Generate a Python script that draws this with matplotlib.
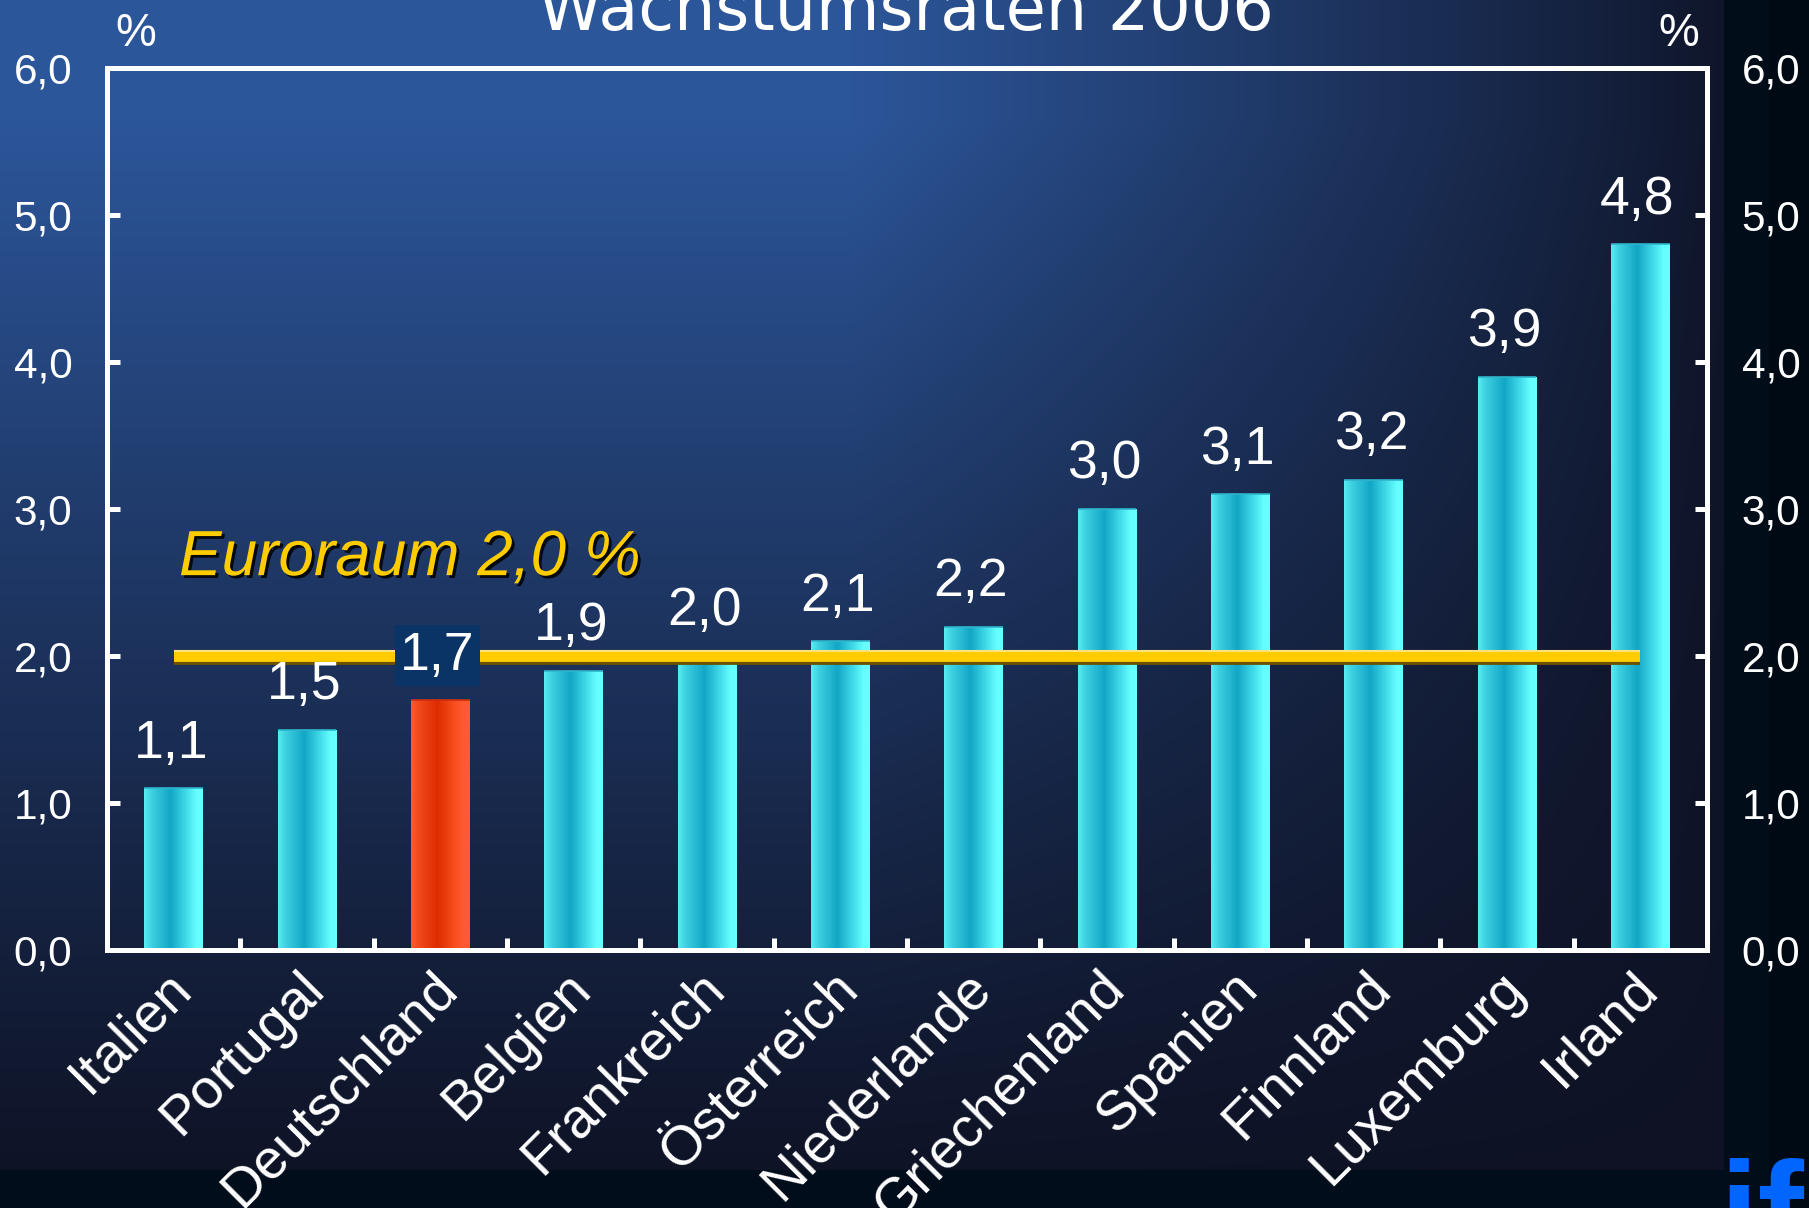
import numpy as np
import matplotlib
matplotlib.use("Agg")
import matplotlib.pyplot as plt
from matplotlib.colors import LinearSegmentedColormap
import matplotlib.patheffects as pe

plt.rcParams['font.family'] = ['Liberation Sans', 'DejaVu Sans']

# ---------------- data ----------------
countries = ['Italien', 'Portugal', 'Deutschland', 'Belgien', 'Frankreich',
             'Österreich', 'Niederlande', 'Griechenland', 'Spanien',
             'Finnland', 'Luxemburg', 'Irland']
growth = [1.1, 1.5, 1.7, 1.9, 2.0, 2.1, 2.2, 3.0, 3.1, 3.2, 3.9, 4.8]
value_labels = ['1,1', '1,5', '1,7', '1,9', '2,0', '2,1', '2,2',
                '3,0', '3,1', '3,2', '3,9', '4,8']
highlight = 'Deutschland'
euro_area = 2.0
euro_label = 'Euroraum 2,0 %'
yticks = [0, 1, 2, 3, 4, 5, 6]
ytick_labels = ['0,0', '1,0', '2,0', '3,0', '4,0', '5,0', '6,0']
title = 'Wachstumsraten 2006'
unit = '%'

# ---------------- figure ----------------
W, H = 1809, 1208
fig = plt.figure(figsize=(W / 100, H / 100), dpi=100)

# background gradient
bg = fig.add_axes([0, 0, 1, 1])
bg.set_axis_off()
yy, xx = np.mgrid[0:H, 0:W].astype(float)
light = np.array([0x2c, 0x56, 0x9a]) / 255
dark = np.array([0x0e, 0x12, 0x24]) / 255
hx = np.clip((1760 - xx) / (1760 - 850), 0, 1) ** 0.9
vy = np.clip((1200 - yy) / (1200 - 120), 0, 1) ** 1.1
t = (hx * vy)[..., None]
img = dark + (light - dark) * t
# right strip and bottom strip
img[:, 1724:1769] = np.array([0x02, 0x0d, 0x1a]) / 255
img[:, 1769:] = np.array([0x00, 0x0a, 0x14]) / 255
img[1170:, :1724] = np.array([0x02, 0x0d, 0x1c]) / 255
bg.imshow(img, extent=[0, W, H, 0], aspect='auto', interpolation='bilinear')
bg.set_xlim(0, W)
bg.set_ylim(H, 0)
bg.text(1719, 1259, 'ifo', color='#0066ff', fontsize=100, fontweight='bold',
        ha='left', va='baseline', clip_on=False)

# title and unit labels
fig.text(906 / W, 1 - 30 / H, title, family='DejaVu Sans', fontsize=47,
         color='white', ha='center', va='baseline')
fig.text(136 / W, 1 - 46 / H, unit, fontsize=33, color='white',
         ha='center', va='baseline')
fig.text(1679 / W, 1 - 46 / H, unit, fontsize=33, color='white',
         ha='center', va='baseline')

# main axes
ax = fig.add_axes([107 / W, 1 - 950 / H, (1707 - 107) / W, (950 - 68) / H])
ax.set_facecolor('none')

n = len(countries)
x = np.arange(n)

cyan = LinearSegmentedColormap.from_list('cyan', [
    (0.0, '#55eef2'), (0.12, '#3fd2e2'), (0.45, '#12a6c6'),
    (0.75, '#48e2ee'), (0.9, '#66ffff'), (1.0, '#66ffff')])
red = LinearSegmentedColormap.from_list('red', [
    (0.0, '#ff5a30'), (0.12, '#f24a1e'), (0.45, '#dd2c00'),
    (0.75, '#f8501f'), (0.9, '#ff5a33'), (1.0, '#ff5a33')])

bars = ax.bar(x, growth, width=0.44, color='none', edgecolor='none', zorder=2)
grad = np.linspace(0, 1, 256).reshape(1, -1)
for name, b in zip(countries, bars):
    cm = red if name == highlight else cyan
    im = ax.imshow(grad, extent=[b.get_x(), b.get_x() + b.get_width(), 0,
                                 b.get_height()],
                   aspect='auto', cmap=cm, zorder=2, interpolation='bicubic')
    im.set_clip_path(b)
    ax.plot([b.get_x(), b.get_x() + b.get_width()], [b.get_height()] * 2,
            color='#d03010' if name == highlight else '#30b4cc', lw=1.2,
            zorder=3, solid_capstyle='butt')

# euro area line
ax.plot([x[0], x[-1]], [euro_area, euro_area], color='#ffcc00', lw=8.5,
        solid_capstyle='butt', zorder=4,
        path_effects=[pe.SimpleLineShadow(offset=(0, -2.5),
                                          shadow_color='#6b5200', alpha=1),
                      pe.Normal()])
ax.plot([x[0], x[-1]], [euro_area, euro_area], color='#ffe27a', lw=1.5,
        solid_capstyle='butt', zorder=4,
        path_effects=[pe.Stroke(offset=(0, 3.5), linewidth=1.5,
                                foreground='#ffe27a')])

ax.text(0.04, 2.55, euro_label, fontsize=46, style='italic', color='#ffcc00',
        ha='left', va='baseline', zorder=6,
        path_effects=[pe.withSimplePatchShadow(offset=(2, -2),
                                               shadow_rgbFace='black',
                                               alpha=0.85)])

# value labels
for name, xi, v, lbl in zip(countries, x, growth, value_labels):
    kw = {}
    if name == highlight:
        kw['bbox'] = dict(boxstyle='square,pad=0.1', fc='#0b3466', ec='none')
    ax.annotate(lbl, (xi, v), xytext=(-2, 22), textcoords='offset points',
                ha='center', va='baseline', fontsize=38.5, color='white',
                zorder=7, **kw)

# category labels
for xi, name in zip(x, countries):
    ax.annotate(name, (xi, 0), xycoords=('data', 'axes fraction'),
                xytext=(14, -29), textcoords='offset points', rotation=45,
                rotation_mode='anchor', ha='right', va='baseline',
                fontsize=40, color='white', annotation_clip=False)

ax.set_xlim(-0.5, n - 0.5)
ax.set_ylim(0, 6)
ax.set_xticks([])
ax.set_xticks(np.arange(0.5, n - 1, 1), minor=True)
ax.tick_params(axis='x', which='minor', direction='in', length=9, width=3.6,
               color='white', bottom=True, top=False)
ax.set_yticks(yticks, ytick_labels)
ax.tick_params(axis='y', which='major', left=True, right=True,
               labelleft=True, labelright=True, direction='in', length=9,
               width=3.6, pad=25, labelsize=30.5, colors='white')
for s in ax.spines.values():
    s.set_color('white')
    s.set_linewidth(3.6)

fig.savefig('out.png', dpi=100)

EXERCISE:
Reproduce the data above word for word from its first line through the line that holds "plt.rcParams['font.family'] = ['Liberation", both ends included; skip pictures.

EXERCISE RESPONSE:
Generate a Python script that draws this with matplotlib.
import numpy as np
import matplotlib
matplotlib.use("Agg")
import matplotlib.pyplot as plt
from matplotlib.colors import LinearSegmentedColormap
import matplotlib.patheffects as pe

plt.rcParams['font.family'] = ['Liberation Sans', 'DejaVu Sans']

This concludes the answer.